# Periods after failed IVF Cycles



## tina321 (Jul 2, 2014)

Hello Ladies,

I hope it is ok to join you and I am hoping you can help me out.

I had a failed 3 embies IVF transfer back in August   I was disappointed but motivated to start again...

As my stimulation was in July, I wanted to start another stim this month/October.
At the beginning of September, after the BNF I stopped my meds (progesterone and patch).
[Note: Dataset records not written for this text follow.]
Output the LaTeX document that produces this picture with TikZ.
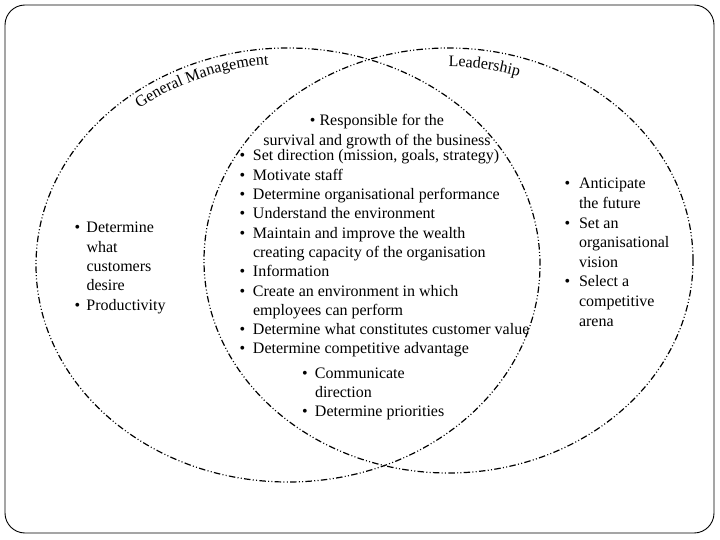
\documentclass[tikz,border=0pt]{standalone}
\usepackage{fontspec}
\setmainfont{Liberation Serif}
\usetikzlibrary{decorations.text}
\newcommand\bul[1]{\makebox[#1][l]{\textbullet}}
\begin{document}
\begin{tikzpicture}[x=1pt,y=1pt,
  venn/.style={line width=1.2pt, dash pattern=on 6.5pt off 2.3pt on 1pt off 2.3pt on 1pt off 2.3pt},
  frame/.style={line width=0.9pt, rounded corners=20pt},
  txt/.style={inner sep=0pt, outer sep=0pt, font=\fontsize{16}{19.3}\selectfont, anchor=base west}]
\useasboundingbox (0,0) rectangle (720,-540);
\draw[frame] (5,-5) rectangle (714,-533);
\draw[venn] (288,-265) ellipse [x radius=252, y radius=217];
\draw[venn] (448.5,-260.5) ellipse [x radius=244.5, y radius=212.5];
\path[decorate, decoration={text along path, text={|\fontsize{16}{19}\selectfont|General Management}, text align=left}]
  ([shift={(129:236 and 201)}]288,-265) arc[start angle=129, end angle=80, x radius=236, y radius=201];
\path[decorate, decoration={text along path, text={|\fontsize{16}{19}\selectfont|Leadership}, text align=left}]
  ([shift={(90:226 and 194)}]448.5,-260.5) arc[start angle=90, end angle=50, x radius=226, y radius=194];
\node[txt, anchor=base] (resp) at (377,-126) {\begin{tabular}[t]{@{}c@{}}\textbullet\ Responsible for the\\ survival and growth of the business\end{tabular}};
\node[txt] (main) at (239.5,-161) {\begin{tabular}[t]{@{}l@{}}
\bul{13.5pt}Set direction (mission, goals, strategy)\\
\bul{13.5pt}Motivate staff\\
\bul{13.5pt}Determine organisational performance\\
\bul{13.5pt}Understand the environment\\
\bul{13.5pt}Maintain and improve the wealth\\
\hspace*{13.5pt}creating capacity of the organisation\\
\bul{13.5pt}Information\\
\bul{13.5pt}Create an environment in which\\
\hspace*{13.5pt}employees can perform\\
\bul{13.5pt}Determine what constitutes customer value\\
\bul{13.5pt}Determine competitive advantage
\end{tabular}};
\node[txt] (sub) at (302,-378) {\begin{tabular}[t]{@{}l@{}}
\bul{13pt}Communicate\\
\hspace*{13pt}direction\\
\bul{13pt}Determine priorities
\end{tabular}};
\node[txt] (gm) at (74.5,-233) {\begin{tabular}[t]{@{}l@{}}
\bul{12pt}Determine\\
\hspace*{12pt}what\\
\hspace*{12pt}customers\\
\hspace*{12pt}desire\\
\bul{12pt}Productivity
\end{tabular}};
\node[txt, font=\fontsize{16}{19.6}\selectfont] (lead) at (564.5,-189) {\begin{tabular}[t]{@{}l@{}}
\bul{14.5pt}Anticipate\\
\hspace*{14.5pt}the future\\
\bul{14.5pt}Set an\\
\hspace*{14.5pt}organisational\\
\hspace*{14.5pt}vision\\
\bul{14.5pt}Select a\\
\hspace*{14.5pt}competitive\\
\hspace*{14.5pt}arena
\end{tabular}};
\end{tikzpicture}
\end{document}
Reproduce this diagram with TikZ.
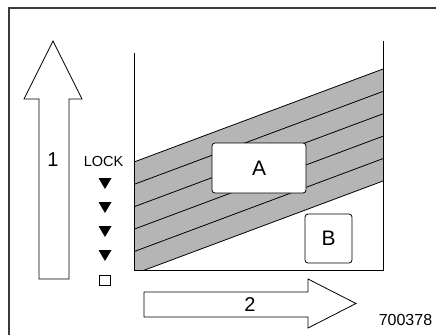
\documentclass[tikz,border=0pt]{standalone}
\usepackage{fontspec}
\setmainfont{Liberation Sans}
\usetikzlibrary{calc}
\definecolor{BandGray}{HTML}{B5B5B5}
\definecolor{FrameGray}{HTML}{3A3A3A}
\tikzset{
  BlockArrow/.style={draw=black, line width=0.8pt, fill=white, line join=miter},
  LabelBox/.style={draw=black, line width=0.8pt, fill=white, rounded corners=3pt,
    inner sep=0pt, minimum width=#1},
  BigText/.style={font=\fontsize{#1}{#1}\selectfont, inner sep=0pt}
}

\begin{document}
\begin{tikzpicture}[x=1pt, y=-1pt, line cap=butt]
    \path[use as bounding box] (0,0) rectangle (436,335);
    \def\Xl{134}
    \def\Xr{383}
    \def\Yb{270}
    \def\Dy{22.4}
    % frame, cut off at right and bottom
    \draw[FrameGray, line width=1.1pt] (9,335) |- (436,8);

    % band of strips in the chart
    \begin{scope}
        \clip (\Xl,53) rectangle (\Xr,\Yb);
        \fill[BandGray] (\Xl,162) -- (\Xr,69) -- (\Xr,69+5*\Dy) -- (\Xl,162+5*\Dy) -- cycle;
        \foreach \k in {0,...,5}
            \draw[line width=0.8pt] (\Xl,162+\k*\Dy) -- (\Xr,69+\k*\Dy);
    \end{scope}
    \draw[line width=0.9pt] (\Xl,53) |- (\Xr,\Yb) -- (\Xr,41);

    \node[LabelBox=94pt, minimum height=50pt, BigText=21] (boxA) at (259,168) {A};
    \node[LabelBox=47pt, minimum height=49pt, BigText=21] (boxB) at (328.5,238.5) {B};

    % arrows 1 and 2
    \draw[BlockArrow] (39,279) -- (39,99) -- (24,99) -- (53,41) -- (82,99) -- (69,99) -- (69,279) -- cycle;
    \draw[BlockArrow] (144,292) -- (308,292) -- (308,279) -- (356,303.5) -- (308,328) -- (308,317) -- (144,317) -- cycle;
    \node[BigText=20] (one) at (53,160) {1};
    \node[BigText=20] (two) at (250,305) {2};

    % lock marks
    \node[BigText=14.5] (lock) at (103.5,162) {LOCK};
    \foreach \y in {178,202,226,250}
        \fill (98.5,\y) -- (111.5,\y) -- (105,\y+11) -- cycle;
    \draw[line width=0.7pt] (99.5,275) rectangle (110,285);

    \node[BigText=16] (code) at (405.5,320) {700378};
\end{tikzpicture}
\end{document}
I got my period 2 days later but 10 days late from my regular cycle.  I bleed for about 8 days heavily which was normal from what I was told... usually I bleed last only 3-5 days and had always has a 28 days cycle.

I am on Levothyroxine 50 for hight TSH  and Dostinex for high prolactine

Now my period have disappeared... I am even 2 weeks late and I am losing hope.

Has anyone ever had this issue 

Please give me your feedback.... I am very very worried.

Much Love


----------



## angelica_wales (Oct 10, 2012)

Hi Tina

I'm sorry you've had a rough time but glad you've got the motivation to try again

Unfortunately,  after a medicated cycle it can take months to get back to normal.  It's not unheard for ladies to go months before getting AF after a failed cycle

I hope things settle down for you soon.  If you are worried at all you should call your clinic 

Angelica
xx


----------



## tina321 (Jul 2, 2014)

Thank you Angelica ...

I still have few period like cramps time to time which is giving me some hopes.
I did some blood test today ...I am not sure if all is ok but hope to told to my docs tomorrow:

- Oestradiol 122 pg/mL
- Progesterone 6,,24 ng/mL
- TSH 2,16 mUI/L
- T$L 8,46 ng/L

Have a great evening 

Bisous


----------



## tina321 (Jul 2, 2014)

Hello Girls ...


Just a little update.. I finally got my period and did the blood test and scan.
All should be ok for me to start stimulation next Tuesday.

Thanks you all again for the support

Bisoux


----------